Muitas vezes tenho comentado e criticado por aqui a narrativa simplista da ruptura entre pensamento medieval e modernidade.
Resumidamente, a história que sempre nos contaram é mais ou menos assim: na Antiguidade greco-romana floresce o pensamento racional, a filosofia e o direito.
Depois vem um período de mil anos de escuridão, decadência e ignorância dominado pela influência da Igreja e seus dogmas.
Em seguida, rompendo radicalmente com a Idade Média, surge o Renascimento e a Modernidade com a arte, a arquitetura, a pintura, a música, a ciência. A humanidade somente avançou depois de tirar Deus do centro, colocando o homem em seu lugar.
Essa narrativa falsa menospreza não somente os grandes autores da Idade Média em geral; ela desvaloriza sobretudo a herança Ibérica de nossa cultura. No século XVI, Portugal e Espanha estavam na vanguarda intelectual da Europa. Essa época ficou conhecida na filosofia como Segunda Escolástica. Autores como Pedro da Fonseca, Francisco de Vitória, Domingo de Soto, Domingo Bañez, Martin de Aspicueta, Francisco Suárez já tratavam de temas como direito internacional, teoria monetária, dignidade dos índios, o caráter não divino dos reis, etc.
Podemos nos perguntar porque esses autores portugueses e espanhóis que contavam com uma produção intelectual imensa e que influenciaram diretamente nossa cultura permanecem completamente esquecidos. A resposta está em Hegel (autor protestante). O cânon de filósofos e correntes de pensamento que hoje seguimos em nossos currículos escolares e universitários se deve à influência de suas “Lições de história da filosofia”.
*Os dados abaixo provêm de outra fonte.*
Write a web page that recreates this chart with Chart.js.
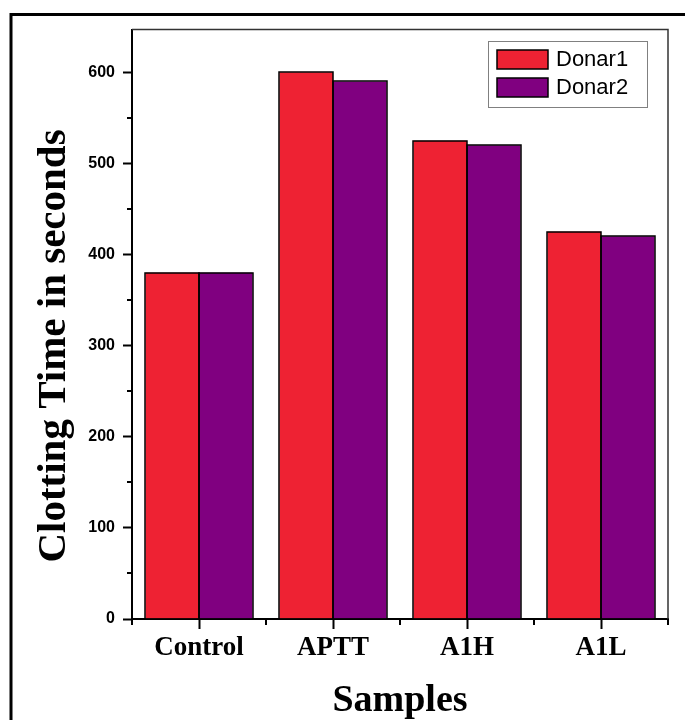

Hegel, ao escrever suas lições (posteriormente publicadas como livro), se baseou em um manual de filosofia da época. Nesse manual havia um capítulo inteiro sobre Suárez, uma dos maiores expoentes da Escolástica Espanhola. Ele propositalmente pulou esse texto... foi o sufiente para que a história da filosofia esquecesse toda uma miríade de autores e obras da Escolástica Tardia. Um tersouro que precisa urgentemente ser redescoberto!